A weekly series about our food and sustainable agriculture.
When Manuel Recio and his wife, Leslie Lukas-Recio, had the sudden opportunity to buy her family’s farm on Grand Island in Oregon, they saw it as an opportunity to work for themselves as well as a way to include their love of food and the culture of Spain.
Fortunately for them, no one else in the area was growing the special peppers, beans and other vegetables used in Spanish cuisine, so they tore out farm’s old berry bushes and called their new venture Viridian Farms. Planting the seeds they’d brought back from Spain, that first harvest they started selling their produce at the farmers’ market.Their market goods got the attention of the city’s chefs, who haunted the market’s stalls for new and different ingredients to feature on their menus. Word eventually leaked out about some of the extraordinary produce grown on the farm like ficoide glaciale (glacier lettuce) and oyster lettuce—it actually tastes like oysters—and they now count nationally known chefs from California to New York among their customers.
Additionally, they’ve started drying some of their peppers and grinding them to make paprikas and a chile mix called Piments Basques that are sold in area specialty markets, and which they can ship to their customers outside the region.

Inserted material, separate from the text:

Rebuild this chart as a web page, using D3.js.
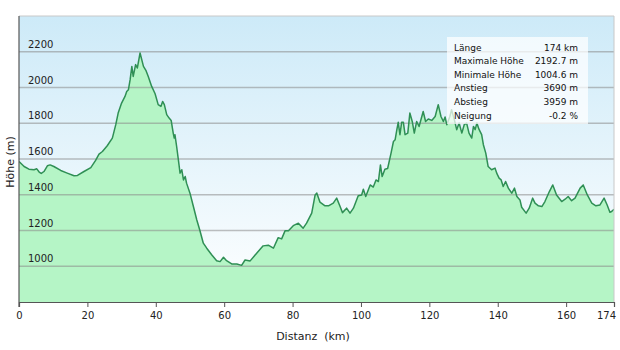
<!DOCTYPE html>
<html>
<head>
<meta charset="utf-8">
<script src="https://cdn.jsdelivr.net/npm/d3@7/dist/d3.min.js"></script>
<style>
  html, body { margin: 0; padding: 0; background: #fff; }
  svg { display: block; font-family: "DejaVu Sans", sans-serif; }
</style>
</head>
<body>
<svg id="chart" width="620" height="350"></svg>
<script>
// Elevation profile: distance along the route (km) and altitude (m)
const distanceKm = [
  0, 1.5, 2.9, 4.4, 5.2, 5.9, 6.5, 7.3, 8.3, 9.1, 10.2, 12.2, 14.1, 16.1, 17.1, 19.0,
  21.0, 22.4, 23.4, 24.4, 25.8, 27.3, 28.3, 29.0, 30.0, 31.0, 31.5, 32.0, 32.5, 33.0,
  33.4, 34.1, 34.6, 35.4, 36.4, 37.1, 37.8, 38.8, 39.8, 40.7, 41.5, 42.0, 42.5, 43.2,
  43.9, 44.5, 45.1, 45.4, 45.6, 46.1, 46.6, 47.1, 47.6, 48.1, 48.6, 49.0, 50.0, 51.0,
  52.0, 52.9, 53.9, 54.9, 56.4, 57.8, 58.8, 59.8, 60.7, 62.2, 63.7, 65.1, 66.1, 67.6,
  69.5, 71.4, 72.9, 74.4, 75.8, 76.8, 77.8, 78.8, 80.2, 81.7, 83.1, 84.1, 85.6, 86.6,
  87.1, 88.0, 89.5, 90.5, 91.9, 92.9, 93.9, 94.6, 95.8, 96.8, 97.8, 99.2, 100.2, 100.7,
  101.4, 102.7, 103.6, 104.4, 105.1, 105.7, 106.2, 107.0, 107.8, 108.8, 109.5, 110.0,
  110.5, 110.9, 111.4, 111.9, 112.4, 112.9, 113.7, 114.3, 115.0, 115.6, 116.3, 117.0,
  118.2, 118.9, 119.7, 120.7, 121.7, 122.6, 123.4, 124.1, 124.6, 125.1, 126.0, 126.5,
  127.3, 128.0, 128.7, 129.5, 130.2, 130.9, 131.6, 132.4, 132.9, 133.4, 133.9, 134.5,
  135.3, 135.8, 136.5, 137.2, 138.2, 139.2, 139.7, 140.4, 141.0, 141.6, 142.3, 143.1,
  144.1, 144.9, 145.6, 146.5, 147.0, 148.3, 149.2, 150.2, 150.9, 151.9, 152.9, 153.8,
  155.1, 156.1, 157.2, 158.7, 159.7, 160.6, 161.6, 162.6, 164.1, 165.0, 166.2, 167.5,
  168.7, 169.9, 171.1, 172.0, 172.8, 173.3, 174.0
];
const elevationM = [
  1586, 1558, 1543, 1540, 1545, 1527, 1519, 1530, 1562, 1567, 1558, 1536, 1521, 1506, 1508, 1530,
  1552, 1592, 1627, 1642, 1674, 1717, 1792, 1857, 1913, 1950, 1978, 1988, 2044, 2118,
  2062, 2128, 2109, 2193, 2118, 2096, 2062, 2006, 1965, 1904, 1894, 1922, 1904, 1848,
  1829, 1816, 1745, 1717, 1736, 1670, 1596, 1521, 1540, 1483, 1502, 1465, 1409, 1334,
  1259, 1200, 1129, 1101, 1063, 1031, 1026, 1050, 1031, 1013, 1013, 1005, 1035, 1030,
  1073, 1114, 1118, 1101, 1160, 1153, 1198, 1199, 1227, 1241, 1213, 1241, 1297, 1399,
  1409, 1359, 1338, 1338, 1353, 1381, 1334, 1300, 1325, 1297, 1325, 1394, 1399, 1431,
  1390, 1455, 1443, 1483, 1474, 1567, 1502, 1543, 1547, 1633, 1698, 1708,
  1764, 1805, 1736, 1805, 1805, 1736, 1745, 1857, 1810, 1745, 1810, 1782,
  1866, 1810, 1824, 1816, 1838, 1904, 1838, 1810, 1835, 1792, 1838, 1876,
  1820, 1764, 1801, 1745, 1792, 1801, 1745, 1717, 1782, 1764, 1801, 1767,
  1736, 1680, 1633, 1558, 1540, 1549, 1521, 1493, 1483, 1446, 1474, 1437,
  1409, 1437, 1390, 1371, 1330, 1297, 1325, 1381, 1353, 1338, 1334, 1362,
  1418, 1455, 1399, 1362, 1375, 1390, 1367, 1381, 1437, 1455, 1399, 1353,
  1338, 1343, 1381, 1343, 1302, 1306, 1319
];

const xTickValues = [0, 20, 40, 60, 80, 100, 120, 140, 160, 174];
const yTickValues = [1000, 1200, 1400, 1600, 1800, 2000, 2200];

// Route summary shown in the info box
const statLabels = ["Länge", "Maximale Höhe", "Minimale Höhe", "Anstieg", "Abstieg", "Neigung"];
const statValues = ["174 km", "2192.7 m", "1004.6 m", "3690 m", "3959 m", "-0.2 %"];

const points = distanceKm.map((d, i) => ({ d, e: elevationM[i] }));

const svg = d3.select("#chart");
const plot = { left: 19, right: 614, top: 16, bottom: 302 };

const x = d3.scaleLinear().domain([0, 174]).range([plot.left, plot.right]);
const y = d3.scaleLinear().domain([800, 2400]).range([plot.bottom, plot.top]);

const defs = svg.append("defs");
const sky = defs.append("linearGradient")
  .attr("id", "sky").attr("x1", 0).attr("y1", 0).attr("x2", 0).attr("y2", 1);
sky.append("stop").attr("offset", "0%").attr("stop-color", "#cdeaf8");
sky.append("stop").attr("offset", "100%").attr("stop-color", "#ffffff");

defs.append("clipPath").attr("id", "plotClip")
  .append("rect")
  .attr("x", plot.left).attr("y", plot.top)
  .attr("width", plot.right - plot.left).attr("height", plot.bottom - plot.top);

// Plot background
svg.append("rect")
  .attr("x", plot.left).attr("y", plot.top)
  .attr("width", plot.right - plot.left).attr("height", plot.bottom - plot.top)
  .attr("fill", "url(#sky)");

const g = svg.append("g").attr("clip-path", "url(#plotClip)");

// Filled profile
g.append("path")
  .datum(points)
  .attr("fill", "#b5f5c6")
  .attr("d", d3.area().x(p => x(p.d)).y0(y(800)).y1(p => y(p.e)));

// Horizontal grid
g.selectAll("line.grid")
  .data(yTickValues)
  .join("line")
  .attr("class", "grid")
  .attr("x1", plot.left).attr("x2", plot.right)
  .attr("y1", v => y(v)).attr("y2", v => y(v))
  .attr("stroke", "#8a8a8a")
  .attr("stroke-opacity", 0.55)
  .attr("stroke-width", 1.3);

// Profile line
g.append("path")
  .datum(points)
  .attr("fill", "none")
  .attr("stroke", "#2f8f55")
  .attr("stroke-width", 1.5)
  .attr("stroke-linejoin", "round")
  .attr("d", d3.line().x(p => x(p.d)).y(p => y(p.e)));

// Frame: light top/right edges, darker axes
svg.append("path")
  .attr("d", `M${plot.left},${plot.top}H${plot.right}V${plot.bottom}`)
  .attr("fill", "none").attr("stroke", "#c8c8c8").attr("stroke-width", 1);

// Y tick labels inside the plot, above each gridline
svg.selectAll("text.ytick")
  .data(yTickValues)
  .join("text")
  .attr("class", "ytick")
  .attr("x", 28)
  .attr("y", v => y(v) - 4)
  .attr("font-size", 10)
  .attr("fill", "#222")
  .text(v => v);

// X axis
const xAxis = d3.axisBottom(x).tickValues(xTickValues).tickSize(5).tickFormat(d3.format("d"));
const xg = svg.append("g").attr("transform", `translate(0,${plot.bottom})`).call(xAxis);
xg.select(".domain").attr("stroke", "#555").attr("stroke-width", 1.2);
xg.selectAll(".tick line").attr("stroke", "#555");
xg.selectAll(".tick text")
  .attr("font-family", "DejaVu Sans, sans-serif")
  .attr("font-size", 10).attr("fill", "#222").attr("dy", "0.9em");
xg.selectAll(".tick text").filter(d => d === 174).attr("dx", -8);

// Left axis line
svg.append("line")
  .attr("x1", plot.left).attr("x2", plot.left)
  .attr("y1", plot.top).attr("y2", plot.bottom + 5)
  .attr("stroke", "#555").attr("stroke-width", 1.2);

// Axis titles
svg.append("text")
  .attr("x", 313).attr("y", 340)
  .attr("text-anchor", "middle")
  .attr("font-size", 11).attr("fill", "#222")
  .style("white-space", "pre")
  .text("Distanz  (km)");

svg.append("text")
  .attr("transform", "translate(14,162) rotate(-90)")
  .attr("text-anchor", "middle")
  .attr("font-size", 11).attr("fill", "#222")
  .text("Höhe (m)");

// Info box
const box = svg.append("g");
box.append("rect")
  .attr("x", 447).attr("y", 37).attr("width", 141).attr("height", 87)
  .attr("fill", "#ffffff").attr("fill-opacity", 0.72);
box.selectAll("text.lbl")
  .data(statLabels)
  .join("text")
  .attr("class", "lbl")
  .attr("x", 454)
  .attr("y", (d, i) => 50.5 + i * 13.6)
  .attr("font-size", 9).attr("fill", "#111")
  .text(d => d);
box.selectAll("text.val")
  .data(statValues)
  .join("text")
  .attr("class", "val")
  .attr("x", 578)
  .attr("y", (d, i) => 50.5 + i * 13.6)
  .attr("text-anchor", "end")
  .attr("font-size", 9).attr("fill", "#111")
  .text(d => d);
</script>
</body>
</html>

Recio laughs when he recalls how little he knew about farming when he started the process.
“I didn’t know anything at all about setting up an irrigation system, driving a tractor, learning how to plow a field, how to grow things from seed,” he said. “I learned by researching things online and talking to the old-timers around Grand Island.”
Sometimes in the winter when it’s 36 degrees and he’s been out pruning trees for four hours, he starts thinking fondly of his old office job in the advertising agency. But all in all, he and Leslie are very satisfied with their new lives as farmers.
“It’s great being out here in the farm,” he said. “I love the sense of satisfaction I get looking at this big open field and producing food that goes to chefs and customers, and when they enjoy it, it’s very rewarding.”